My horses have been barefoot for the last 5-6 years. This summer I decided that I tired of them walking the edge of the trail, brushing me into trees, and being hesitant to really move forward on a rocky trail. So I put shoes on them for the rest of the summer and probably thru hunting season.

I took them out for long rocky ride last night to see if the shoes made a difference in my horses attitudes. ( and it absolutely made a huge difference).

We got going a little late, left the trail head at 6pm for what I hoped I could ride in 3 hours and be back before dark. Well my expectations were bigger than what I could actually do. We didn't get back to the trailer until almost 10pm. So the last 30 minutes we were riding in dimming light as dusk settled in.

During this part of the ride, I was following my daughter and we were pushing the horses fast to get back to the truck. Of course being the return to the trailer section of the ride, The horses were more than happy to cooperate and we held a fast trot or canter for the last mile or two.

As we traveled along in the growing darkness, I was reminded just how many SPARKS fly off horse shoes when they strike rocks. Utah has already had over 400 wildfires this fire season. It is a terrible year for fires. And while we are not seeing the problems that Colorado is, it is a year for concern.

So my question. Has anybody ever seen a fire started from the sparks off a horse shoe? Maybe I should have left my horses barefoot. Even though we don't see the sparks in the daytime, I'm sure they are present. Just more visible at night.

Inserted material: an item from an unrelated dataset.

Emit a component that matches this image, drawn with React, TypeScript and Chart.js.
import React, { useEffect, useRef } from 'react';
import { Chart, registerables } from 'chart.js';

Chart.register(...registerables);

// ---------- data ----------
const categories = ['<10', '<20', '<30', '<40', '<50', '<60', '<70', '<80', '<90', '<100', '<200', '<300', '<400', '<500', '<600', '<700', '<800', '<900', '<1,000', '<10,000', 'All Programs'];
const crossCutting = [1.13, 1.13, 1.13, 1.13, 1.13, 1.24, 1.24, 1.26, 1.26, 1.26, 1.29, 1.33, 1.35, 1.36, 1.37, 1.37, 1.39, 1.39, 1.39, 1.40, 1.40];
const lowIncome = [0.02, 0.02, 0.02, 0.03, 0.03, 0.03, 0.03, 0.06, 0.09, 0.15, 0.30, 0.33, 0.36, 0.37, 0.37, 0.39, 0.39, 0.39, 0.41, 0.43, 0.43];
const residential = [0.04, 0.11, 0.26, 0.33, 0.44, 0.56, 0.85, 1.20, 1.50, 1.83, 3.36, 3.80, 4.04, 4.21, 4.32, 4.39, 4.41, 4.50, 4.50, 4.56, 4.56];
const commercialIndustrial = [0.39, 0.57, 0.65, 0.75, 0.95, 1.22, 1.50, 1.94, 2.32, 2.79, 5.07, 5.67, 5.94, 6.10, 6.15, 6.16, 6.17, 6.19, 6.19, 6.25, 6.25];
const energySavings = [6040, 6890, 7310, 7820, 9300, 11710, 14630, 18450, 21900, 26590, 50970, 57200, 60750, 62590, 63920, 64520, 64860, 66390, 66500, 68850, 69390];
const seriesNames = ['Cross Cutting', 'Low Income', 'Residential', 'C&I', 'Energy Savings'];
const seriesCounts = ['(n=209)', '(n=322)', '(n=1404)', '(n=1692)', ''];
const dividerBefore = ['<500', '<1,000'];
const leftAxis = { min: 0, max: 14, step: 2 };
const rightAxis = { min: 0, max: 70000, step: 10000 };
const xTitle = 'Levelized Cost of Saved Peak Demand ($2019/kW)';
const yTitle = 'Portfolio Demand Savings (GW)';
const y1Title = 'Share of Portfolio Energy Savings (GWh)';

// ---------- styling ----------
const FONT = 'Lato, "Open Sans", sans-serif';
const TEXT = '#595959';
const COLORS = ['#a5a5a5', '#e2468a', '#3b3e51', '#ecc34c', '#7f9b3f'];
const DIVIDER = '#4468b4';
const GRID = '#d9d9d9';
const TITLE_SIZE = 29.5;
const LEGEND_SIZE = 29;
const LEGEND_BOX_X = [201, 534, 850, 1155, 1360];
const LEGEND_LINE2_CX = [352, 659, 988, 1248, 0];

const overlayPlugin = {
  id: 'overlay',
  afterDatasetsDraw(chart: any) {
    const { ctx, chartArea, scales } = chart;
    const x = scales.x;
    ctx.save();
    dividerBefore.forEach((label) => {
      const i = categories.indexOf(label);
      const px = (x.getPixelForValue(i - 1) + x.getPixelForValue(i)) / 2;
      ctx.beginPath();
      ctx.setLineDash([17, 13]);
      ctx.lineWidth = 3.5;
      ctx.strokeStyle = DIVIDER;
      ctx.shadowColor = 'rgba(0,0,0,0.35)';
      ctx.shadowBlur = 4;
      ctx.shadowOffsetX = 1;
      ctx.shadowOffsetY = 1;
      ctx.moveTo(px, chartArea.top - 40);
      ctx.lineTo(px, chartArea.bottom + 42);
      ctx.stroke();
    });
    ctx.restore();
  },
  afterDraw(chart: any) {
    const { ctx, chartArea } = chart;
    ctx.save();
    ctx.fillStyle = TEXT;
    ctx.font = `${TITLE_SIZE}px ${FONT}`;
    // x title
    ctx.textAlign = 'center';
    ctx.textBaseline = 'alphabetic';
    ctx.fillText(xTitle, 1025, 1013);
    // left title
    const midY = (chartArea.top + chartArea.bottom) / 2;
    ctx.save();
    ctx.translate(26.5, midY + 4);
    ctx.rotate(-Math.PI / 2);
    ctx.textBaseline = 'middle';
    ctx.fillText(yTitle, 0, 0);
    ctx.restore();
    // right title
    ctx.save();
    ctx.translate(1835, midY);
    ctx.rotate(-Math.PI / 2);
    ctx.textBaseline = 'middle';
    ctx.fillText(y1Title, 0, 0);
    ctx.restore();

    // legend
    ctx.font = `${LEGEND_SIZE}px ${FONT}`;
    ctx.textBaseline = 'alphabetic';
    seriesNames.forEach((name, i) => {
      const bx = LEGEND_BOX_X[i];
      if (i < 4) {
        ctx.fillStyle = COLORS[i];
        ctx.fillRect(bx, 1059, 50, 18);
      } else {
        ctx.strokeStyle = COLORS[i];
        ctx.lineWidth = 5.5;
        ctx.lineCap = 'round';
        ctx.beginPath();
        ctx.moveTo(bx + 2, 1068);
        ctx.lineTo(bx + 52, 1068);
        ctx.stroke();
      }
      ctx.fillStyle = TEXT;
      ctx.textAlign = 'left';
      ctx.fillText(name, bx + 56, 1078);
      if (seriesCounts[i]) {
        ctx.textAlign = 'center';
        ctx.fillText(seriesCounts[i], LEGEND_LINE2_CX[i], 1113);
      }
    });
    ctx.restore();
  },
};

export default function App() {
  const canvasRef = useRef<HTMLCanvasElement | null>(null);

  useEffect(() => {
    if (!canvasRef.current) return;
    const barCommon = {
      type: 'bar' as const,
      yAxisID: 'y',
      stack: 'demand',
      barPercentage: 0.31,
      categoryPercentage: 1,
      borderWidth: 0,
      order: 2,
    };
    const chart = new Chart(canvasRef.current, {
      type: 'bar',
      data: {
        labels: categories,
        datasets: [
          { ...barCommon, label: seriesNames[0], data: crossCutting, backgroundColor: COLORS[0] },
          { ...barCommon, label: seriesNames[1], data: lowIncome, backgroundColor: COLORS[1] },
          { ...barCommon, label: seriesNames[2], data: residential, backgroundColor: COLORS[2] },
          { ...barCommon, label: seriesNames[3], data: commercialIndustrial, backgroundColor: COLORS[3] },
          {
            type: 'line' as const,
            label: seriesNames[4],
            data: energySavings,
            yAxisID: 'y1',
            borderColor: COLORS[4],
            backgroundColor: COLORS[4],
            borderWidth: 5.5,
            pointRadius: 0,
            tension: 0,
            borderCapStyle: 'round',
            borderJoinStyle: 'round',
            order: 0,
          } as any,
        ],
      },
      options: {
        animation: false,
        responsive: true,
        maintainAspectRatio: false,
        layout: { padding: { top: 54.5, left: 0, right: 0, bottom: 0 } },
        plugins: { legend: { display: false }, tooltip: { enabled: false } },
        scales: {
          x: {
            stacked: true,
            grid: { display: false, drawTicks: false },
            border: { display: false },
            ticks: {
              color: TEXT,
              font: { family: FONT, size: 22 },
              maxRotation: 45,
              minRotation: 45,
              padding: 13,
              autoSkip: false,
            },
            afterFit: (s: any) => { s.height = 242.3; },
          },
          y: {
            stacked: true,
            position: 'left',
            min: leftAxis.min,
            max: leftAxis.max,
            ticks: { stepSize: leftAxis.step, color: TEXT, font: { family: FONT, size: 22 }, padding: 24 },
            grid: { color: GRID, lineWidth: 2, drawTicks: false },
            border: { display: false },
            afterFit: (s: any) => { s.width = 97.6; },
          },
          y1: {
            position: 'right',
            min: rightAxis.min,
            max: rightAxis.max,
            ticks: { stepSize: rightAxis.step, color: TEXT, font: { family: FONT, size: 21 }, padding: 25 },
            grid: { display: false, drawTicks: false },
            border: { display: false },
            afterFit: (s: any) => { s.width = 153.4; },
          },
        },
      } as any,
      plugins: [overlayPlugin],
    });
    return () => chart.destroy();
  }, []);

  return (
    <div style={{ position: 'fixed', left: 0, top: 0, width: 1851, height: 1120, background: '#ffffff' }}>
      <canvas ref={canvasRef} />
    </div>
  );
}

I'd really hate to turn around and look back and see a column of smoke rising off a trail I just traveled.

A couple of photos from last nights ride. They are a little fuzzy because of how late it was getting and the low light conditions



















Leaving the parking lot









Looking back on the climb up. The trail follows the river for 7 miles up the canyon then climbs up the draw you can see in this photo. So we came all the way up for the lowest point visable


----------



## Painted Horse

A couple more
Leaving parking lot at trail head









Lots of green as we climb up the draw









Looking at the opposite side of the canyon. This what the area directly below us looks like,. Very steep


----------



## Darrin

I've heard of fires being started from sparking shoes but have never seen one start myself or know anyone that has. But, I did grow up on a farm and saw more than one fire started by sparks coming off equipment and landing in dry grass. So I have to say it is definately a possibility but don't think the chances of it happening are real high.


----------



## Painted Horse

Utah's Governor has been very vocal about not target shooting any more this summer. He claims that many of the 400 wild fires Utah has had this summer were started by sparks from people shooting guns.

Now myself, I've never seen bullets spark like they show in all the movies. In fact I've often commented to my wife that I want to BUY some of them sparking bullets. Since my copper or lead bullets don't spark when they strike a rock.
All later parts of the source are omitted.